In this case the conductivity of this specific media should be defined as a constant, exactly the same way as it was in the previous QuickField versions;
- Electrical conductivity is temperature dependent, and the temperature in each block is given by a formula with coordinates and time (for transient problems only);
- Electrical conductivity is temperature dependent, and the corresponding temperature field may be imported (to AC magnetic problems only) from the coupled Heat Transfer problem.

**2. Magnetic state import into the AC Magnetic analysis.**

Magnetic properties of the majority of electrical engineering materials are non-linear. Magnetic permeability depends on the magnetic flux density. Therefore the accurate simulation of magnetic problems often requires many iterations before the series of adjustments of the material parameters and magnetic field distribution stabilize.

In many practical cases it is possible to combine two magnetic problems, and first calculate the distribution of the materials magnetic properties under the actual operating conditions to be then taken into account in the second simulation, where the detailed simulation of the non-linear material behavior is not important. This approach is implemented in QuickField on the base of problem coupling technology as a Magnetic State import.

Possibility of importing the magnetic state of the non-linear magnetic materials was introduced in the previous release QuickField 5.8, and only for magnetic state import between DC Magnetic problems. QuickField 5.9 extends this approach to AC Magnetic problems, which may now import results of the DC Magnetic field analysis.

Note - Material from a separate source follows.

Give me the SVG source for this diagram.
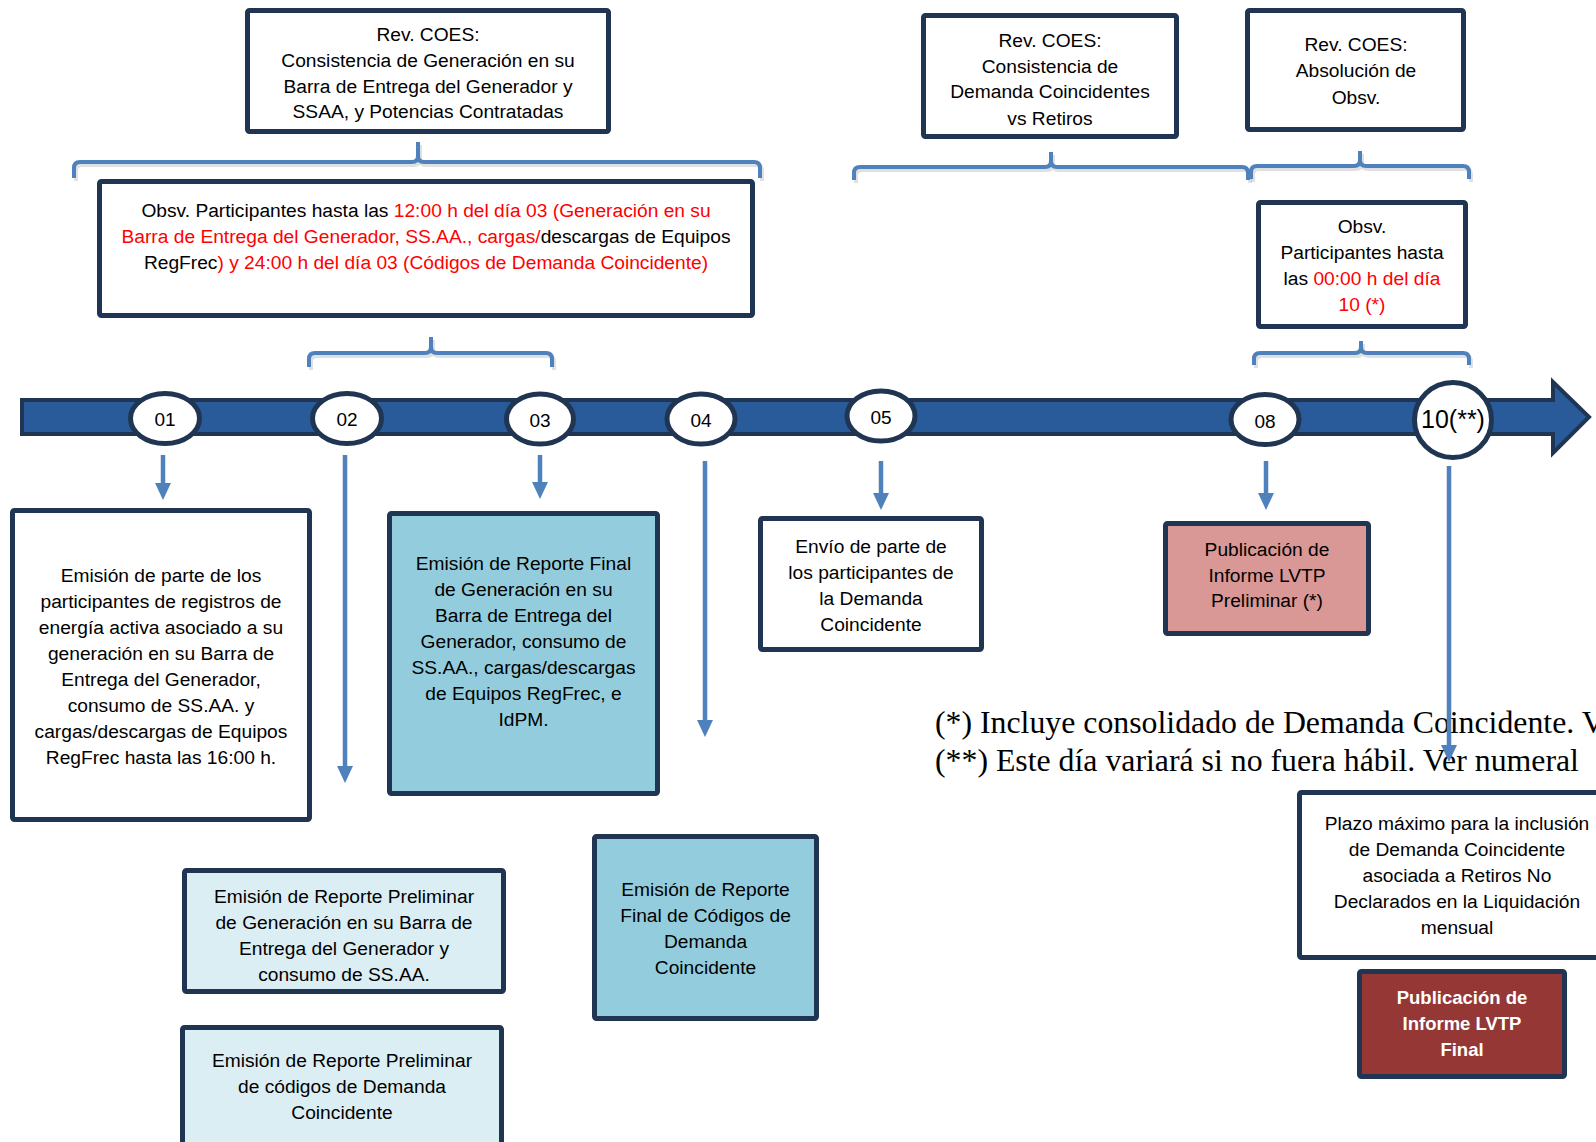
<svg xmlns="http://www.w3.org/2000/svg" width="1596" height="1142" viewBox="0 0 1596 1142">
<style>
.box{stroke:#1F3552;stroke-width:5;}
.t{font-family:"Liberation Sans",Arial,sans-serif;font-size:19.2px;fill:#000;text-anchor:middle;}
.r{fill:#FF0000;}
.b{fill:none;stroke:#4F81BD;stroke-width:4;stroke-linejoin:round;}
.bs{fill:none;stroke:#000;stroke-opacity:0.12;stroke-width:4;}
.ar{stroke:#4F81BD;stroke-width:4.5;marker-end:url(#ah);}
.num{font-family:"Liberation Sans",Arial,sans-serif;font-size:19px;text-anchor:middle;fill:#000;}
.note{font-family:"Liberation Serif","Times New Roman",serif;font-size:31.8px;fill:#000;}
</style>
<defs>
<marker id="ah" markerUnits="userSpaceOnUse" markerWidth="18" markerHeight="18" refX="2" refY="8" orient="auto">
<path d="M0,0 L17,8 L0,16 z" fill="#4F81BD"/>
</marker>
</defs>
<rect width="1596" height="1142" fill="#FFFFFF"/>

<g id="brackets">
<path class="bs" transform="translate(2,3)" d="M74,178 L74,168 Q74,162 80,162 L412,162 Q418,162 418,156 L418,142 M418,156 Q418,162 424,162 L754,162 Q760,162 760,168 L760,178"/>
<path class="b" d="M74,178 L74,168 Q74,162 80,162 L412,162 Q418,162 418,156 L418,142 M418,156 Q418,162 424,162 L754,162 Q760,162 760,168 L760,178"/>
<path class="bs" transform="translate(2,3)" d="M309,367 L309,359 Q309,353 315,353 L425,353 Q431,353 431,347 L431,337 M431,347 Q431,353 437,353 L546,353 Q552,353 552,359 L552,367"/>
<path class="b" d="M309,367 L309,359 Q309,353 315,353 L425,353 Q431,353 431,347 L431,337 M431,347 Q431,353 437,353 L546,353 Q552,353 552,359 L552,367"/>
<path class="bs" transform="translate(2,3)" d="M854,180 L854,173 Q854,167 860,167 L1045,167 Q1051,167 1051,161 L1051,152 M1051,161 Q1051,167 1057,167 L1242,167 Q1248,167 1248,173 L1248,180"/>
<path class="b" d="M854,180 L854,173 Q854,167 860,167 L1045,167 Q1051,167 1051,161 L1051,152 M1051,161 Q1051,167 1057,167 L1242,167 Q1248,167 1248,173 L1248,180"/>
<path class="bs" transform="translate(2,3)" d="M1251,179 L1251,172 Q1251,166 1257,166 L1354,166 Q1360,166 1360,160 L1360,151 M1360,160 Q1360,166 1366,166 L1463,166 Q1469,166 1469,172 L1469,179"/>
<path class="b" d="M1251,179 L1251,172 Q1251,166 1257,166 L1354,166 Q1360,166 1360,160 L1360,151 M1360,160 Q1360,166 1366,166 L1463,166 Q1469,166 1469,172 L1469,179"/>
<path class="bs" transform="translate(2,3)" d="M1254,365 L1254,359 Q1254,353 1260,353 L1355,353 Q1361,353 1361,347 L1361,341 M1361,347 Q1361,353 1367,353 L1463,353 Q1469,353 1469,359 L1469,365"/>
<path class="b" d="M1254,365 L1254,359 Q1254,353 1260,353 L1355,353 Q1361,353 1361,347 L1361,341 M1361,347 Q1361,353 1367,353 L1463,353 Q1469,353 1469,359 L1469,365"/>
</g>

<g id="boxA">
<rect class="box" x="247.5" y="10.5" width="361" height="121" rx="2" fill="#FFFFFF"/>
<text class="t" x="428" y="41">Rev. COES:</text>
<text class="t" x="428" y="67">Consistencia de Generación en su</text>
<text class="t" x="428" y="93">Barra de Entrega del Generador y</text>
<text class="t" x="428" y="118">SSAA, y Potencias Contratadas</text>
</g>

<g id="boxB">
<rect class="box" x="99.5" y="181.5" width="653" height="134" rx="2" fill="#FFFFFF"/>
<text class="t" x="426" y="217">Obsv. Participantes hasta las <tspan class="r">12:00 h del día 03 (Generación en su</tspan></text>
<text class="t" x="426" y="243"><tspan class="r">Barra de Entrega del Generador, SS.AA., cargas/</tspan>descargas de Equipos</text>
<text class="t" x="426" y="269">RegFrec<tspan class="r">) y 24:00 h del día 03 (Códigos de Demanda Coincidente)</tspan></text>
</g>

<g id="boxC">
<rect class="box" x="923.5" y="15.5" width="253" height="121" rx="2" fill="#FFFFFF"/>
<text class="t" x="1050" y="47">Rev. COES:</text>
<text class="t" x="1050" y="73">Consistencia de</text>
<text class="t" x="1050" y="98">Demanda Coincidentes</text>
<text class="t" x="1050" y="125">vs Retiros</text>
</g>

<g id="boxD">
<rect class="box" x="1247.5" y="10.5" width="216" height="119" rx="2" fill="#FFFFFF"/>
<text class="t" x="1356" y="51">Rev. COES:</text>
<text class="t" x="1356" y="77">Absolución de</text>
<text class="t" x="1356" y="104">Obsv.</text>
</g>

<g id="boxE">
<rect class="box" x="1258.5" y="202.5" width="207" height="124" rx="2" fill="#FFFFFF"/>
<text class="t" x="1362" y="233">Obsv.</text>
<text class="t" x="1362" y="259">Participantes hasta</text>
<text class="t" x="1362" y="285">las <tspan class="r">00:00 h del día</tspan></text>
<text class="t r" x="1362" y="311">10 (*)</text>
</g>

<g id="boxF">
<rect class="box" x="12.5" y="510.5" width="297" height="309" rx="2" fill="#FFFFFF"/>
<text class="t" x="161" y="582">Emisión de parte de los</text>
<text class="t" x="161" y="608">participantes de registros de</text>
<text class="t" x="161" y="634">energía activa asociado a su</text>
<text class="t" x="161" y="660">generación en su Barra de</text>
<text class="t" x="161" y="686">Entrega del Generador,</text>
<text class="t" x="161" y="712">consumo de SS.AA. y</text>
<text class="t" x="161" y="738">cargas/descargas de Equipos</text>
<text class="t" x="161" y="764">RegFrec hasta las 16:00 h.</text>
</g>

<g id="boxG">
<rect class="box" x="389.5" y="513.5" width="268" height="280" rx="2" fill="#93CDDD"/>
<text class="t" x="523.5" y="570">Emisión de Reporte Final</text>
<text class="t" x="523.5" y="596">de Generación en su</text>
<text class="t" x="523.5" y="622">Barra de Entrega del</text>
<text class="t" x="523.5" y="648">Generador, consumo de</text>
<text class="t" x="523.5" y="674">SS.AA., cargas/descargas</text>
<text class="t" x="523.5" y="700">de Equipos RegFrec, e</text>
<text class="t" x="523.5" y="726">IdPM.</text>
</g>

<g id="boxH">
<rect class="box" x="760.5" y="518.5" width="221" height="131" rx="2" fill="#FFFFFF"/>
<text class="t" x="871" y="553">Envío de parte de</text>
<text class="t" x="871" y="579">los participantes de</text>
<text class="t" x="871" y="605">la Demanda</text>
<text class="t" x="871" y="631">Coincidente</text>
</g>

<g id="boxI">
<rect class="box" x="1165.5" y="523.5" width="203" height="110" rx="2" fill="#D99795"/>
<text class="t" x="1267" y="556">Publicación de</text>
<text class="t" x="1267" y="582">Informe LVTP</text>
<text class="t" x="1267" y="607">Preliminar (*)</text>
</g>

<g id="boxJ">
<rect class="box" x="184.5" y="870.5" width="319" height="121" rx="2" fill="#DBEEF4"/>
<text class="t" x="344" y="903">Emisión de Reporte Preliminar</text>
<text class="t" x="344" y="929">de Generación en su Barra de</text>
<text class="t" x="344" y="955">Entrega del Generador y</text>
<text class="t" x="344" y="981">consumo de SS.AA.</text>
</g>

<g id="boxK">
<rect class="box" x="182.5" y="1027.5" width="319" height="140" rx="2" fill="#DBEEF4"/>
<text class="t" x="342" y="1067">Emisión de Reporte Preliminar</text>
<text class="t" x="342" y="1093">de códigos de Demanda</text>
<text class="t" x="342" y="1119">Coincidente</text>
</g>

<g id="boxL">
<rect class="box" x="594.5" y="836.5" width="222" height="182" rx="2" fill="#93CDDD"/>
<text class="t" x="705.5" y="896">Emisión de Reporte</text>
<text class="t" x="705.5" y="922">Final de Códigos de</text>
<text class="t" x="705.5" y="948">Demanda</text>
<text class="t" x="705.5" y="974">Coincidente</text>
</g>

<g id="boxM">
<rect class="box" x="1299.5" y="792.5" width="320" height="165" rx="2" fill="#FFFFFF"/>
<text class="t" x="1457" y="830">Plazo máximo para la inclusión</text>
<text class="t" x="1457" y="856">de Demanda Coincidente</text>
<text class="t" x="1457" y="882">asociada a Retiros No</text>
<text class="t" x="1457" y="908">Declarados en la Liquidación</text>
<text class="t" x="1457" y="934">mensual</text>
</g>

<g id="boxN">
<rect class="box" x="1359.5" y="971.5" width="205" height="105" rx="2" fill="#953735"/>
<text class="t" x="1462" y="1004" style="fill:#FFFFFF;font-weight:bold;font-size:18.5px">Publicación de</text>
<text class="t" x="1462" y="1030" style="fill:#FFFFFF;font-weight:bold;font-size:18.5px">Informe LVTP</text>
<text class="t" x="1462" y="1056" style="fill:#FFFFFF;font-weight:bold;font-size:18.5px">Final</text>
</g>

<g id="notes">
<text class="note" x="935" y="733">(*) Incluye consolidado de Demanda Coincidente. V</text>
<text class="note" x="935" y="771">(**) Este día variará si no fuera hábil. Ver numeral</text>
</g>

<g id="timeline">
<path d="M22,400 L1553,400 L1553,382 L1589,417 L1553,453 L1553,434 L22,434 Z" fill="#295A9A" stroke="#1F3552" stroke-width="4" stroke-linejoin="miter"/>
</g>

<g id="d01"><ellipse cx="165" cy="418.5" rx="34.5" ry="25" fill="#FFFFFF" stroke="#1F3552" stroke-width="5"/><text class="num" x="165" y="426">01</text></g>
<g id="d02"><ellipse cx="347" cy="418.5" rx="34.5" ry="25" fill="#FFFFFF" stroke="#1F3552" stroke-width="5"/><text class="num" x="347" y="426">02</text></g>
<g id="d03"><ellipse cx="540" cy="419" rx="33.5" ry="25" fill="#FFFFFF" stroke="#1F3552" stroke-width="5"/><text class="num" x="540" y="426.5">03</text></g>
<g id="d04"><ellipse cx="701" cy="419" rx="34" ry="25" fill="#FFFFFF" stroke="#1F3552" stroke-width="5"/><text class="num" x="701" y="426.5">04</text></g>
<g id="d05"><ellipse cx="881" cy="416" rx="34" ry="25" fill="#FFFFFF" stroke="#1F3552" stroke-width="5"/><text class="num" x="881" y="423.5">05</text></g>
<g id="d08"><ellipse cx="1265" cy="419.5" rx="34" ry="25" fill="#FFFFFF" stroke="#1F3552" stroke-width="5"/><text class="num" x="1265" y="428">08</text></g>
<g id="d10"><ellipse cx="1453" cy="420" rx="38.5" ry="37.5" fill="#FFFFFF" stroke="#1F3552" stroke-width="5"/><text class="num" x="1453" y="427.5" style="font-size:25px">10(**)</text></g>

<g id="connectors">
<line class="ar" x1="163" y1="455" x2="163" y2="485"/>
<line class="ar" x1="345" y1="455" x2="345" y2="768"/>
<line class="ar" x1="540" y1="455" x2="540" y2="484"/>
<line class="ar" x1="705" y1="461" x2="705" y2="722"/>
<line class="ar" x1="881" y1="461" x2="881" y2="495"/>
<line class="ar" x1="1266" y1="461" x2="1266" y2="495"/>
<line class="ar" x1="1449" y1="466" x2="1449" y2="747"/>
</g>
</svg>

Magnetic materials, used in AC Magnetic problem are still considered linear, but the working points are shifted according to the levels of magnetic saturation. This is especially convenient when the source current is a combination of large DC and small AC components and the differential inductances are of interest. Using the magnetic state import technology differential inductances may be calculated using regular Inductance Integral Calculator in AC Magnetic postprocessor.